In a statement on Thursday, the airline emphasized the strategic importance of the merger, stating, “SIA and Tata Sons successfully completed the Air India-Vistara merger on 12 November 2024, reinforcing the Group’s multi-hub strategy.” With this transaction, Singapore Airlines now owns a 25.1 percent stake in the enlarged Air India.
Stake in Air India Expands Market Reach
This ownership allows Singapore Airlines direct access to one of the world’s fastest-growing aviation markets. The company reaffirmed its commitment to Air India’s expansion, stating that both SIA and Tata are “firmly committed to supporting the growth and success of Air India.”Vistara, previously a joint venture between Singapore Airlines and Air India, was known for its premium full-service model and will now be integrated under the Air India brand.
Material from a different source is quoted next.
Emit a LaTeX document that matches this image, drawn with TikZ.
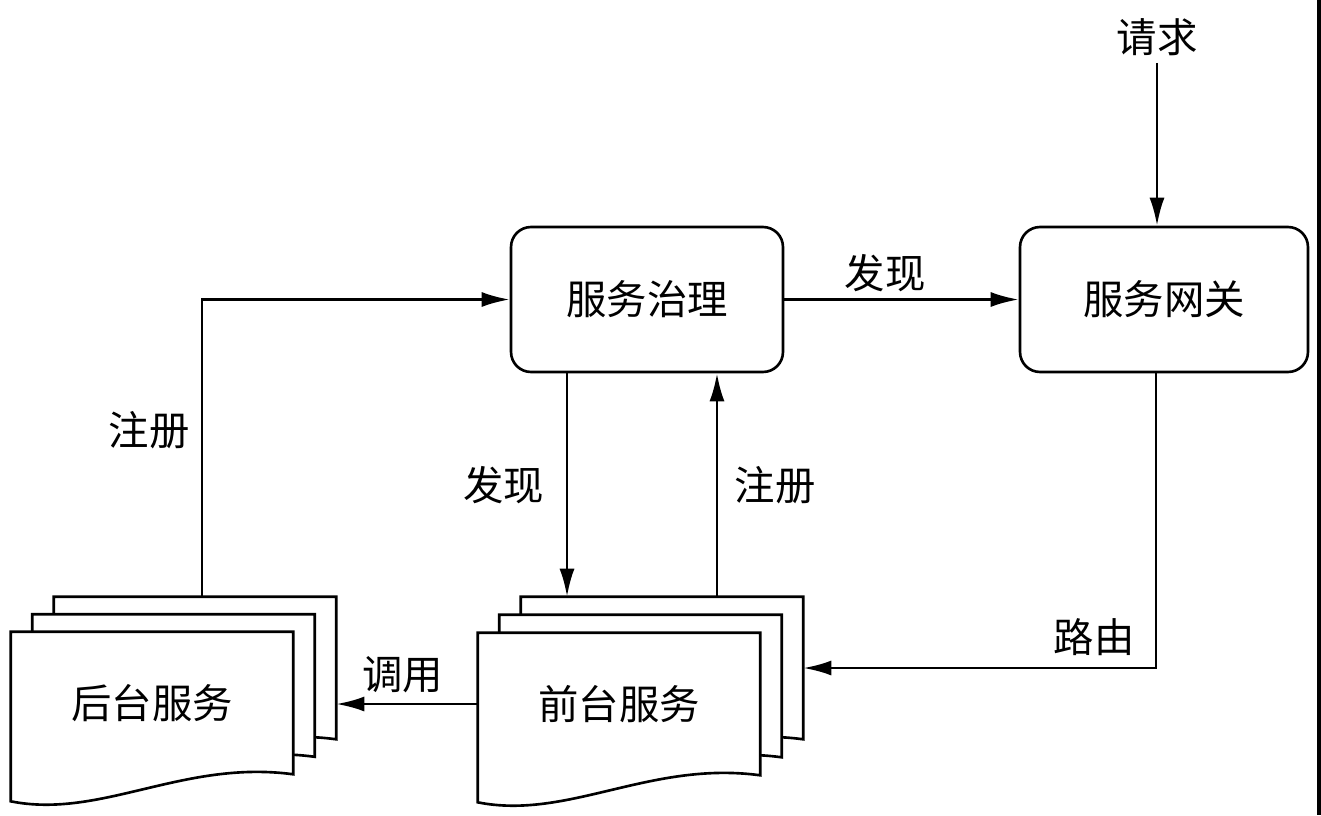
\documentclass[tikz,border=0pt]{standalone}
\usepackage{fontspec}
\newfontfamily\cjk{Noto Sans CJK SC}
\usetikzlibrary{arrows.meta,calc,positioning}

\begin{document}
\begin{tikzpicture}[x=0.02cm,y=-0.02cm,line width=1.5pt,
    every node/.style={font=\cjk\fontsize{23}{27}\selectfont},
    arr/.style={-{Latex[length=0.56cm,width=0.3cm]}},
    box/.style={draw,rounded corners=0.4cm,minimum height=2.9cm},
    sheet/.style={minimum width=5.6cm,minimum height=2.8cm,inner sep=0pt}]
  \useasboundingbox (0,0) rectangle (1321,815);
  \node[box,minimum width=5.44cm](zl) at (647,299.5){服务治理};
  \node[box,minimum width=5.76cm](wg) at (1164,299.5){服务网关};
  \node(qq) at (1157,37){请求};
  \foreach \i in {1,2,3}{
    \node[sheet](htai-\i) at ({152+21.5*(\i-1)},{703-17.5*(\i-1)}){};
    \node[sheet](qtai-\i) at ({619+21.5*(\i-1)},{704-18*(\i-1)}){};
  }
  \foreach \s in {htai,qtai}
    \foreach \i in {3,2,1}
      \filldraw[fill=white](\s-\i.north west)--(\s-\i.north east)--(\s-\i.south east)
        .. controls ($(\s-\i.south east)+(-110,-15)$) and ($(\s-\i.south west)+(90,45)$) .. ($(\s-\i.south west)+(0,27)$)--cycle;
  \node(htai-txt) at (htai-1){后台服务};
  \node(qtai-txt) at (qtai-1){前台服务};

  \draw[arr](qq.south)--(qq.south|-wg.north);
  \draw[arr](zl.east)--node[pos=0.43,above=0pt](lb-fx1){发现}(wg.west);
  \draw[arr]([xshift=0.14cm]htai-3.north)|-node[pos=0.28,left=3pt](lb-zc1){注册}(zl.west);
  \coordinate(fx) at ([xshift=-1.6cm]zl.south);
  \coordinate(zc) at ([xshift=1.4cm]zl.south);
  \draw[arr](fx)--node[left=9pt](lb-fx2){发现}(fx|-qtai-3.north);
  \draw[arr](zc|-qtai-3.north)--node[right=6pt](lb-zc2){注册}(zc);
  \coordinate(ly) at ([xshift=-0.16cm]wg.south);
  \draw[arr](ly)|-node[pos=0.5,above left=3pt and 8pt](lb-ly){路由}(qtai-3.east);
  \draw[arr](qtai-1.west)--node[pos=0.53,above=2pt](lb-dy){调用}(qtai-1.west-|htai-3.east);
  \fill (1317,0) rectangle (1321,815);
\end{tikzpicture}
\end{document}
Financial Outlook and Strategic Focus
Despite the record profit, SIA’s cash and bank balances dipped to SGD 8.3 billion, primarily due to capital expenditures (SGD 1.8 billion), MCB redemption (SGD 1.7 billion), dividend payouts (SGD 1.4 billion), and the SGD 1.0 billion investment in Air India. These outflows were partially balanced by SGD 4.7 billion in net operational cash flow.The airline cautioned about global headwinds, including shifting trade policies, geopolitical uncertainty, and ongoing supply chain issues that may weigh on consumer and business sentiment.
Nonetheless, the group remains optimistic, citing the strength of its dual-brand model — combining Singapore Airlines and low-cost carrier Scoot — to adapt to dynamic market needs. “The Group’s dual-brand strategy offers customers a wide range of options and enables agile responses to market shifts,” the airline noted.
Continued Growth Through Partnerships
Highlighting its Asia-Pacific focus, SIA also stressed the value of strategic alliances. "Win-win partnerships with like-minded carriers allow it to work together with these airlines to open up growth opportunities," the statement said.As it charts its future course, Singapore Airlines appears poised to deepen its footprint in India while leveraging its diversified portfolio and strategic collaborations to navigate global challenges.